Even 24 hours later, McDowell was still finding it difficult to imagine his final round of 74 being good enough to capture the blue riband of American golf.  He even went so far as to suggest on Monday that the course set-up didn't appear to be especially daunting.  So why was it that the US Golf Association, against the odds, succeeded in their perennial target of setting a test which will be accomplished by an aggregate score of level par?

"It had to be the difficulty of the greens," McDowell eventually concluded.  "By Sunday afternoon, they had become seriously firm."  In fact their firmness was such that Harrington talked afterwards about being able to hear his own footsteps.  This brought to mind one of Jack Nicklaus's more memorable comments.  When I asked the Bear if the mere touch of the putter blade to set the ball in motion, could be considered an actual golfing stroke in the strict sense of that term, he replied: "Absolutely.  Putting should be as much a test of nerve as of skill."

As the best putter at Pebble Beach over the four days of the US Open, McDowell proved the merit of this assessment.  The simple fact was that he had the courage and steadiness of nerve to find the hole where rivals were being made to look faint-hearted or even downright inept.  If we accept that a prime ingredient of capturing a major championship is simple, basic guts, then McDowell showed he had this priceless attribute in abundance.  

His father, Kenny, couldn't have been more proud of him.  And when we met in the player's hotel on Monday morning, he reminisced wistfully on the formative years of his son's golfing development.  At a cost of £1 a round, Kenny had visions of being doomed to the poorhouse in his attempts at finding a pitch and putt outlet for his two younger sons.  Then Dai Stevenson, the resident professional at Royal Portrush, offered him a deal: at a fee of £10, they could play "The Himalayas" for the season.

"When Graeme and Gary played 33 rounds in the first week, I considered it money well spent," he said with a chuckle.  "Mind you, Dai had other ideas about the deal."  Graeme was then nine, a year older than his brother Gary, and The Himalayas was the charming little nine-hole pitch-and-putt course attached to the Royal Portrush club.  Now, 21 years on, he couldn't have come of age in more impressive fashion than by becoming the first Irishman to win the US Open.  Indeed he is the first European to take the title since Tony Jacklin at Hazeltine in 1970.

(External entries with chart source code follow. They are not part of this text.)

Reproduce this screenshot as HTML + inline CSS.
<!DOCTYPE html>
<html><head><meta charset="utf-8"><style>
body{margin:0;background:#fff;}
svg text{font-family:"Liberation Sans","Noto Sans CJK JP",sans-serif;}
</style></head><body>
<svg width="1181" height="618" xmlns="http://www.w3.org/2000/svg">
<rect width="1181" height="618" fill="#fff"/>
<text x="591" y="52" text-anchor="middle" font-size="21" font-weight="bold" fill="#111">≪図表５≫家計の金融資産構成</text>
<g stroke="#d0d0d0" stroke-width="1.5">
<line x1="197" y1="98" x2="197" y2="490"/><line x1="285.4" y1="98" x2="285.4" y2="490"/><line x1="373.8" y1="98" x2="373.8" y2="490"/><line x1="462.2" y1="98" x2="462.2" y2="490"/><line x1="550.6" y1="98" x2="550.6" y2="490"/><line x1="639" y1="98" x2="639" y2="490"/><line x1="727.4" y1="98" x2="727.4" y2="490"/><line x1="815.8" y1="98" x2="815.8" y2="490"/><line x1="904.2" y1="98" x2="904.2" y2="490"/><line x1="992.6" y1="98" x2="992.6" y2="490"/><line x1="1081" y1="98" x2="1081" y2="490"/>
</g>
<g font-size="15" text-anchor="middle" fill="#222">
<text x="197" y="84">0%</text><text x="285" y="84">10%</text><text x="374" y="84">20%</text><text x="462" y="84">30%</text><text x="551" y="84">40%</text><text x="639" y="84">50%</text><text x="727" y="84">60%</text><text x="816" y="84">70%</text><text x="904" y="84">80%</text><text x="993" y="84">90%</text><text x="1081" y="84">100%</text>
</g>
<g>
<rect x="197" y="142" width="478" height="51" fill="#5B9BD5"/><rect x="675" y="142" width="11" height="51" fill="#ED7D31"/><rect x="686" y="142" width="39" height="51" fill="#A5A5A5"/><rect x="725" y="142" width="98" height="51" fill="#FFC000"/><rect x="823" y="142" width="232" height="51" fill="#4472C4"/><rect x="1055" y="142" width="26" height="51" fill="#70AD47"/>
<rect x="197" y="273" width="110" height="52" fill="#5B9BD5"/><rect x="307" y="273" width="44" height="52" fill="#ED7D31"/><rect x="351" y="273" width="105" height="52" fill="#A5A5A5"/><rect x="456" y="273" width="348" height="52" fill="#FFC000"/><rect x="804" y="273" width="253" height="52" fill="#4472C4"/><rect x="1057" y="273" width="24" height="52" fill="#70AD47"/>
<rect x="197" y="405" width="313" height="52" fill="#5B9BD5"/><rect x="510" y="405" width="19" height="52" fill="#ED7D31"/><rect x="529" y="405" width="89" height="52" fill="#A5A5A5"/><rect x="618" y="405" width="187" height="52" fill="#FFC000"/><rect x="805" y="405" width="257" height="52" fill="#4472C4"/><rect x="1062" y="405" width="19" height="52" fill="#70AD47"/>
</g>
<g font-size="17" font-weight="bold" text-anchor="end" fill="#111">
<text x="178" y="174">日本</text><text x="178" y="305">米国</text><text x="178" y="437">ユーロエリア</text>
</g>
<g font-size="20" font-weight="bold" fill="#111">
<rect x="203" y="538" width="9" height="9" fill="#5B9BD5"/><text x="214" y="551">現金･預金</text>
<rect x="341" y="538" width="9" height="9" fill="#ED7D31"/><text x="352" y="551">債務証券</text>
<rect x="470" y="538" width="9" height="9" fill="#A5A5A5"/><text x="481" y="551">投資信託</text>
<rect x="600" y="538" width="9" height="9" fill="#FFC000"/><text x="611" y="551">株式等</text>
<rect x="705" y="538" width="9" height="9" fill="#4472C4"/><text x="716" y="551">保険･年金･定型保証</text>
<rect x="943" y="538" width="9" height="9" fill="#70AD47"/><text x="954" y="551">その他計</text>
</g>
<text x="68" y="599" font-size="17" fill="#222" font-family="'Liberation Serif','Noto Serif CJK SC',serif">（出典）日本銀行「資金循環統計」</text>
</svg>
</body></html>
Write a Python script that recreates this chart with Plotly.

The members of Rathmore Golf Club, who have access to the famous Valley and Dunluce courses, describe their club proudly as a working men's version of Royal Portrush.   And the club was founded as relatively recently as 1947, the year of Daly's triumph at Hoylake.  As it happened, the local hero was honoured with the captaincy of Rathmore in 1953/'54 and 1954/'55.   Indeed Daly, a Portrush native, went on to become the first professional to be granted honorary life membership of Royal Portrush, a distinction which has since been conferred on Darren Clarke. 

Kenny McDowell, who retired when his son won the Scottish Open two years ago, went on: "Once Graeme got out there on the pitch-and-putt course, you couldn't get him home.  As a keen golfer myself, this gave me great pleasure.  Mind you, it seems that the better Graeme's game has become, the more mine has been on the slide.  Old Father Time takes his toll."

He concluded: "For some previous tournament wins, Graeme put up a free bar at Rathmore.  God knows what's going to happen when we get home later this week.  But you can take it that there'll be a lot of celebrating to do."

Which is only right and proper.  For this particular son of Ulster has made a huge contribution to the future well being not only of golf in Britain and Ireland, but for the entire continent of Europe.  Which leads us to his next big target:  bringing the Ryder Cup back home as a member of the European side at Celtic Manor in October.